━━━ PROVIDED MATERIAL ━━━

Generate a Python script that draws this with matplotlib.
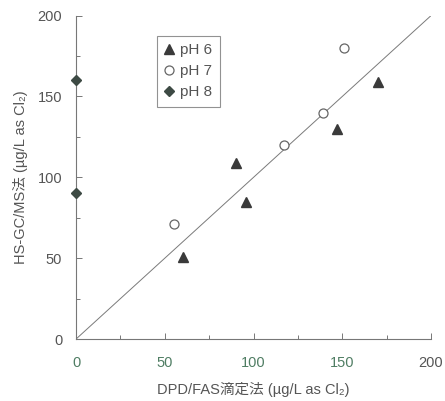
import matplotlib
matplotlib.use("Agg")
import matplotlib.pyplot as plt
from matplotlib.ticker import MultipleLocator

plt.rcParams['font.family'] = ['Liberation Sans', 'Noto Sans CJK JP', 'DejaVu Sans']

# DPD/FAS titration (x) vs HS-GC/MS (y), µg/L as Cl2
ph6_x = [60, 90, 96, 147, 170]
ph6_y = [51, 109, 85, 130, 159]
ph7_x = [55, 117, 139, 151]
ph7_y = [71, 120, 140, 180]
ph8_x = [0, 0]
ph8_y = [160, 90]
ref_line = [0, 200]

x_ticks = [0, 50, 100, 150, 200]
y_ticks = [0, 50, 100, 150, 200]

text_c = '#555555'

fig = plt.figure(figsize=(4.45, 4.01), dpi=100)
ax = fig.add_axes([0.171, 0.1546, 0.7975, 0.8064])

ax.plot(ref_line, ref_line, color='#7a7a7a', lw=0.7, zorder=1)
ax.plot(ph6_x, ph6_y, linestyle='none', marker='^', ms=7.5,
        color='#3a3a3a', label='pH 6', zorder=3)
ax.plot(ph7_x, ph7_y, linestyle='none', marker='o', ms=6.5, mfc='white',
        mec='#666666', mew=0.9, label='pH 7', zorder=3)
ax.plot(ph8_x, ph8_y, linestyle='none', marker='D', ms=5.5,
        color='#3d4a44', label='pH 8', zorder=4, clip_on=False)

ax.set_xlim(0, 200)
ax.set_ylim(0, 200)
ax.set_xticks(x_ticks)
ax.set_yticks(y_ticks)
ax.xaxis.set_minor_locator(MultipleLocator(25))
ax.yaxis.set_minor_locator(MultipleLocator(25))

for side in ('top', 'right'):
    ax.spines[side].set_visible(False)
for side in ('left', 'bottom'):
    ax.spines[side].set_color('#777777')
    ax.spines[side].set_linewidth(0.8)

ax.tick_params(axis='both', which='both', direction='in', color='#777777',
               width=0.7, labelsize=10.5, labelcolor=text_c)
ax.tick_params(axis='both', which='major', length=4)
ax.tick_params(axis='both', which='minor', length=3)
ax.tick_params(axis='x', which='major', pad=12)
ax.tick_params(axis='y', which='major', pad=10)

green_ticks = {'0', '50', '100', '150'}
fig.canvas.draw()
for lbl in ax.get_xticklabels():
    if lbl.get_text() in green_ticks:
        lbl.set_color('#4f7d63')

ax.set_xlabel('DPD/FAS滴定法 (µg/L as Cl₂)', fontsize=10.5, color=text_c,
              labelpad=9)
ax.set_ylabel('HS-GC/MS法 (µg/L as Cl₂)', fontsize=10.5, color=text_c,
              labelpad=7)

leg = ax.legend(loc='upper left', bbox_to_anchor=(0.228, 0.938),
                borderaxespad=0, frameon=True, fancybox=False,
                fontsize=11, handlelength=0.6, handletextpad=0.4,
                borderpad=0.5, labelspacing=0.45)
leg.get_frame().set_edgecolor('#777777')
leg.get_frame().set_linewidth(0.8)
for t in leg.get_texts():
    t.set_color(text_c)

fig.savefig('out.png', dpi=100, facecolor='white')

━━━

- EXERCISE DETAILS: Give back only a number, the number of lines where the string "matplotlib" occurs.

- THE SOLUTION: 5